Exercise prompt →
Take every line from the first down to the line with "XAxis, YAxis, CartesianGrid" and set it down exactly, without the pictures.

Data extract →
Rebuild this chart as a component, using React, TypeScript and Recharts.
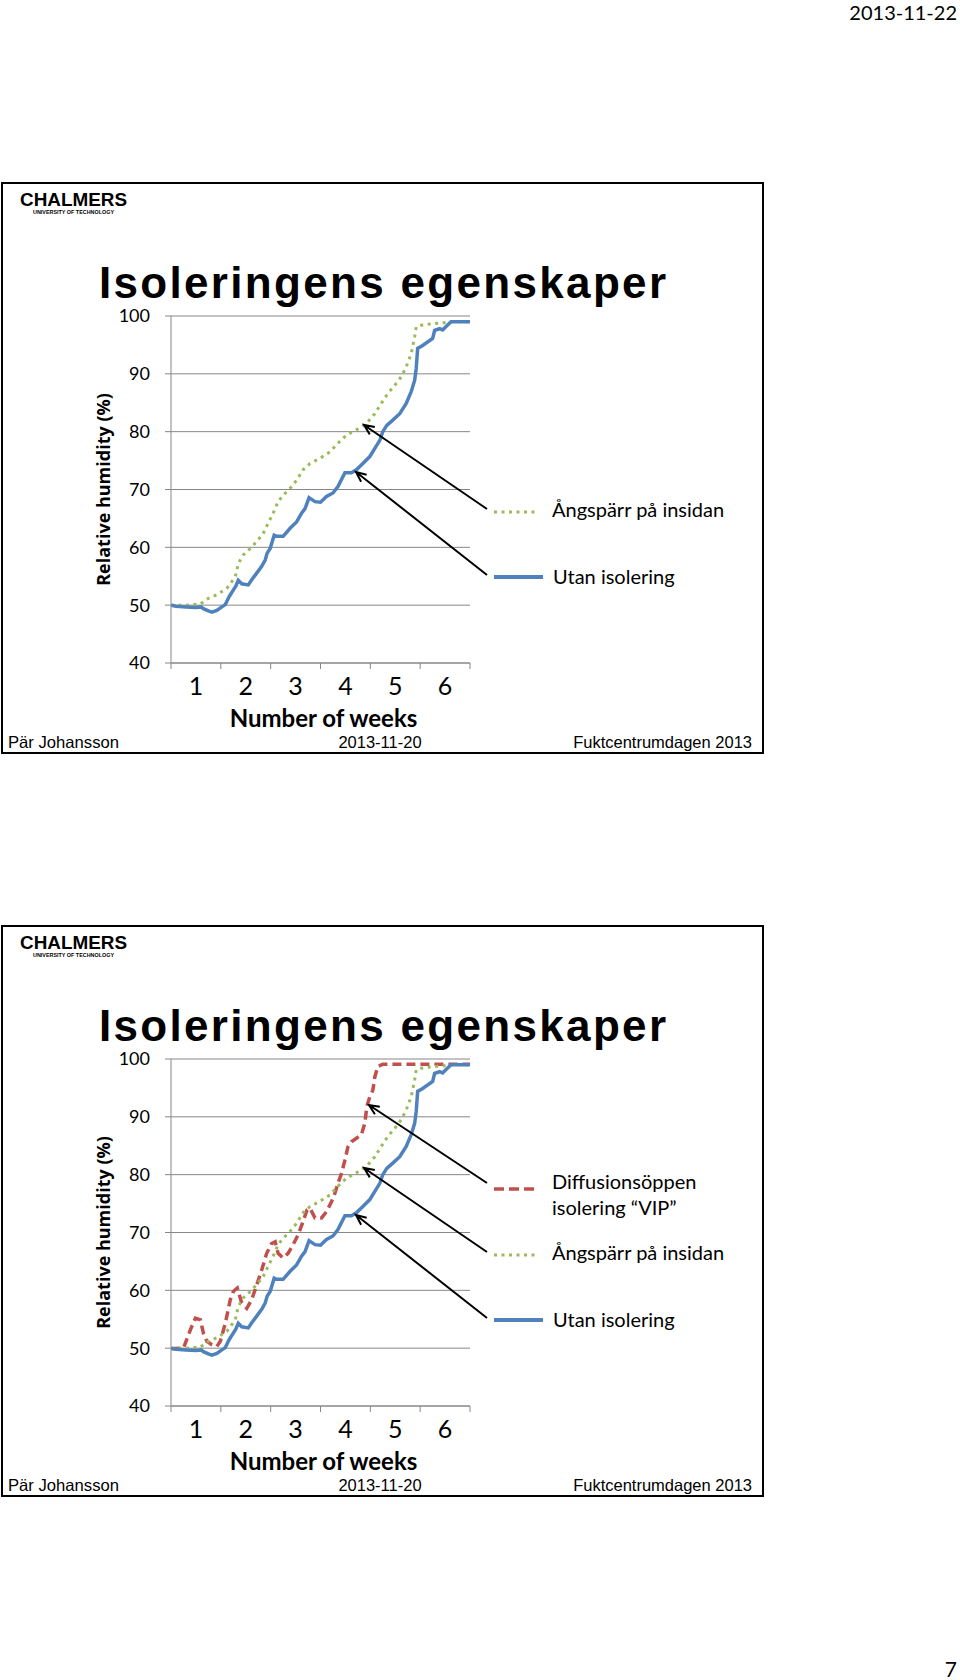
import React from 'react';
import { LineChart, Line, XAxis, YAxis, CartesianGrid } from 'recharts';

// ---------- data (week, relative humidity %) ----------
const utanIsolering: [number, number][] = [
  [0, 50], [0.1, 49.8], [0.3, 49.7], [0.5, 49.6], [0.6, 49.7], [0.65, 49.4], [0.75, 49.0], [0.82, 48.8],
  [0.92, 49.1], [1.02, 49.7], [1.09, 50.1], [1.15, 51.2], [1.19, 51.8], [1.25, 52.6], [1.3, 53.3],
  [1.35, 54.3], [1.42, 53.7], [1.55, 53.5], [1.62, 54.4], [1.69, 55.2], [1.82, 56.7], [1.89, 57.8],
  [1.93, 59.0], [1.99, 59.8], [2.07, 62.1], [2.12, 61.9], [2.25, 61.9], [2.39, 63.3], [2.52, 64.4],
  [2.62, 65.9], [2.69, 66.7], [2.77, 68.6], [2.89, 67.9], [3.0, 67.8], [3.12, 68.8], [3.25, 69.4],
  [3.35, 70.5], [3.49, 72.9], [3.62, 72.9], [3.72, 73.4], [3.85, 74.5], [3.99, 75.7], [4.09, 77.1],
  [4.19, 78.5], [4.25, 80.0], [4.33, 81.1], [4.45, 82.0], [4.59, 83.1], [4.72, 84.9], [4.82, 86.9],
  [4.89, 88.9], [4.92, 90.9], [4.95, 94.4], [5.05, 94.9], [5.25, 96.1], [5.29, 97.5], [5.39, 97.8],
  [5.45, 97.6], [5.52, 98.2], [5.62, 99.0], [6.0, 99.0],
];

const angsparrInsidan: [number, number][] = [
  [0, 50], [0.3, 50], [0.59, 50.2], [0.75, 51.2], [0.92, 51.8], [1.12, 52.9], [1.29, 54.9], [1.35, 57.2],
  [1.45, 58.7], [1.59, 59.8], [1.72, 61], [1.85, 62.4], [1.95, 64.2], [2.05, 65.9], [2.15, 67.9],
  [2.25, 69], [2.39, 70.2], [2.52, 71.6], [2.65, 73.4], [2.79, 74.5], [2.99, 75.4], [3.19, 76.5],
  [3.35, 78], [3.52, 79.4], [3.65, 80], [3.82, 80.8], [3.95, 81.7], [4.09, 83.1], [4.22, 84.9],
  [4.35, 86.6], [4.49, 88], [4.62, 89.5], [4.72, 91.2], [4.82, 93.5], [4.89, 96.4], [4.92, 98.1],
  [5.02, 98.4], [5.19, 98.6], [5.45, 98.8], [5.59, 99], [6, 99],
];

const diffusionsoppenVip: [number, number][] = [
  [0, 49.9], [0.25, 50], [0.39, 53.2], [0.49, 55.2], [0.59, 54.9], [0.65, 52.6], [0.72, 51.2], [0.82, 50.6],
  [0.92, 50.3], [0.99, 51.2], [1.09, 54.3], [1.19, 58.4], [1.25, 59.8], [1.33, 60.4], [1.42, 57.8],
  [1.52, 56.9], [1.62, 58.4], [1.72, 60.9], [1.82, 63.5], [1.92, 66.4], [2.02, 68.1], [2.09, 68.4],
  [2.15, 66.4], [2.25, 65.6], [2.35, 66.4], [2.45, 67.9], [2.55, 69.6], [2.65, 71.9], [2.73, 73.9],
  [2.79, 74.2], [2.89, 72.5], [3.02, 72.5], [3.12, 73.6], [3.22, 75.3], [3.29, 76.8], [3.35, 78.5],
  [3.42, 80.2], [3.49, 82.5], [3.55, 84.8], [3.62, 85.7], [3.72, 86.3], [3.82, 86.9], [3.89, 88.9],
  [3.93, 91.8], [3.99, 93.5], [4.05, 94.6], [4.09, 96.9], [4.15, 98.7], [4.25, 99.1], [6, 99.1],
];

const weekTicks = [0, 0.5, 1, 1.5, 2, 2.5, 3, 3.5, 4, 4.5, 5, 5.5, 6];
const weekLabels = ['1', '2', '3', '4', '5', '6'];
const rhTicks = [40, 50, 60, 70, 80, 90, 100];

const slideTitle = 'Isoleringens egenskaper';
const yTitle = 'Relative humidity (%)';
const xTitle = 'Number of weeks';
const legendVip = ['Diffusionsöppen', 'isolering “VIP”'];
const legendAngsparr = 'Ångspärr på insidan';
const legendUtan = 'Utan isolering';

// ---------- styling ----------
const GRID = '#878787';
const BLUE = '#4f81bd';
const RED = '#c0504d';
const GREEN = '#9bbb59';
const CAL = 'Lato, "Open Sans", sans-serif';
const ARIAL = '"Liberation Sans", Arial, sans-serif';

const toRows = (s: [number, number][]) => s.map(([week, rh]) => ({ week, rh }));
const utanData = toRows(utanIsolering);
const angData = toRows(angsparrInsidan);
const vipData = toRows(diffusionsoppenVip);

function WeekTick(props: any) {
  const { x, y, payload } = props;
  const v = payload.value as number;
  if (Number.isInteger(v)) {
    return <line x1={x} y1={y - 6} x2={x} y2={y} stroke={GRID} strokeWidth={1} />;
  }
  return (
    <text x={x} y={y + 26} textAnchor="middle" fontFamily={CAL} fontSize={25} fill="#000">
      {weekLabels[Math.floor(v)]}
    </text>
  );
}

function YLabel(props: any) {
  const vb = props.viewBox || { x: 0, y: 16, width: 81, height: 347 };
  const x = vb.x + 13;
  const y = vb.y + vb.height / 2;
  return (
    <text x={x} y={y} transform={`rotate(-90 ${x} ${y})`} textAnchor="middle" dominantBaseline="central"
      fontFamily='"Open Sans", sans-serif' fontWeight={700} fontSize={18} fill="#000">
      {yTitle}
    </text>
  );
}

function XLabel(props: any) {
  const vb = props.viewBox || { x: 81, y: 363, width: 299, height: 80 };
  return (
    <text x={vb.x + vb.width / 2 + 3} y={vb.y + 64} textAnchor="middle" fontFamily={CAL} fontWeight={700}
      fontSize={24} fill="#000">
      {xTitle}
    </text>
  );
}

function Arrow({ x1, y1, x2, y2 }: { x1: number; y1: number; x2: number; y2: number }) {
  const ang = Math.atan2(y2 - y1, x2 - x1);
  const L = 11;
  const a = 0.42;
  const hx1 = x2 - L * Math.cos(ang - a);
  const hy1 = y2 - L * Math.sin(ang - a);
  const hx2 = x2 - L * Math.cos(ang + a);
  const hy2 = y2 - L * Math.sin(ang + a);
  return (
    <path d={`M${x1},${y1} L${x2},${y2} M${hx1},${hy1} L${x2},${y2} L${hx2},${hy2}`} stroke="#000"
      strokeWidth={2} fill="none" />
  );
}

function Slide({ top, withVip }: { top: number; withVip: boolean }) {
  return (
    <div style={{ position: 'absolute', left: 0, top, width: 960, height: 572 }}>
      <div style={{ position: 'absolute', left: 1, top: 0, width: 763, height: 572, border: '2px solid #000',
        boxSizing: 'border-box', background: '#fff' }} />
      <div style={{ position: 'absolute', left: 90, top: 118 }}>
        <LineChart width={400} height={443} margin={{ top: 16, right: 20, left: 0, bottom: 0 }}>
          <CartesianGrid horizontal vertical={false} stroke={GRID} strokeWidth={1} />
          <XAxis dataKey="week" type="number" domain={[0, 6]} ticks={weekTicks} interval={0}
            allowDataOverflow tickSize={6} tickMargin={0} tickLine={false} tick={<WeekTick />}
            axisLine={{ stroke: GRID, strokeWidth: 1 }} height={80} label={<XLabel />} />
          <YAxis type="number" domain={[40, 100]} ticks={rhTicks} interval={0} width={81} tickSize={6}
            tickMargin={15} tickLine={{ stroke: GRID }} axisLine={{ stroke: GRID, strokeWidth: 1 }}
            tick={{ fill: '#000', fontSize: 18, fontFamily: CAL }} label={<YLabel />} />
          {withVip && (
            <Line data={vipData} dataKey="rh" type="linear" stroke={RED} strokeWidth={3.5}
              strokeDasharray="9 5" dot={false} isAnimationActive={false} />
          )}
          <Line data={angData} dataKey="rh" type="linear" stroke={GREEN} strokeWidth={3}
            strokeDasharray="3 4.5" dot={false} isAnimationActive={false} />
          <Line data={utanData} dataKey="rh" type="linear" stroke={BLUE} strokeWidth={3.5}
            dot={false} isAnimationActive={false} />
        </LineChart>
      </div>
      <svg width={960} height={572} style={{ position: 'absolute', left: 0, top: 0, overflow: 'visible' }}>
        <text x={20} y={24} fontFamily={ARIAL} fontWeight={700} fontSize={19} fill="#000"
          textLength={107} lengthAdjust="spacingAndGlyphs">CHALMERS</text>
        <text x={33} y={32} fontFamily={ARIAL} fontWeight={700} fontSize={5.5} fill="#000"
          textLength={81} lengthAdjust="spacingAndGlyphs">UNIVERSITY OF TECHNOLOGY</text>
        <text x={99} y={116} fontFamily={ARIAL} fontWeight={700} fontSize={44} fill="#000"
          textLength={567} lengthAdjust="spacing">{slideTitle}</text>

        {withVip && (
          <g>
            <Arrow x1={487} y1={258} x2={369} y2={180} />
            <line x1={494} y1={264} x2={537} y2={264} stroke={RED} strokeWidth={3.5} strokeDasharray="10 5" />
            <text x={552} y={264} fontFamily={CAL} fontSize={20} fill="#000">{legendVip[0]}</text>
            <text x={552} y={290} fontFamily={CAL} fontSize={20} fill="#000">{legendVip[1]}</text>
          </g>
        )}
        <Arrow x1={487} y1={327} x2={364} y2={243} />
        <Arrow x1={487} y1={393} x2={356} y2={290} />
        <line x1={494} y1={330} x2={539} y2={330} stroke={GREEN} strokeWidth={3} strokeDasharray="3 4.5" />
        <text x={552} y={335} fontFamily={CAL} fontSize={20} fill="#000">{legendAngsparr}</text>
        <line x1={494} y1={395} x2={543} y2={395} stroke={BLUE} strokeWidth={4} />
        <text x={553} y={402} fontFamily={CAL} fontSize={20} fill="#000">{legendUtan}</text>

        <text x={8} y={566} fontFamily={ARIAL} fontSize={16.5} fill="#000" textLength={111}
          lengthAdjust="spacingAndGlyphs">Pär Johansson</text>
        <text x={380} y={566} textAnchor="middle" fontFamily={ARIAL} fontSize={16.5} fill="#000">2013-11-20</text>
        <text x={752} y={566} textAnchor="end" fontFamily={ARIAL} fontSize={16.5} fill="#000">Fuktcentrumdagen 2013</text>
      </svg>
    </div>
  );
}

export default function App() {
  return (
    <div style={{ position: 'absolute', left: 0, top: 0, width: 960, height: 1680, background: '#fff' }}>
      <svg width={960} height={40} style={{ position: 'absolute', left: 0, top: 0 }}>
        <text x={957} y={20} textAnchor="end" fontFamily={CAL} fontSize={20} fill="#000">2013-11-22</text>
      </svg>
      <Slide top={182} withVip={false} />
      <Slide top={925} withVip={true} />
      <svg width={960} height={40} style={{ position: 'absolute', left: 0, top: 1640 }}>
        <text x={957} y={37} textAnchor="end" fontFamily={CAL} fontSize={21} fill="#000">7</text>
      </svg>
    </div>
  );
}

Correct response →
Rebuild this chart as a component, using React, TypeScript and Recharts.
import React from 'react';
import { LineChart, Line, XAxis, YAxis, CartesianGrid } from 'recharts';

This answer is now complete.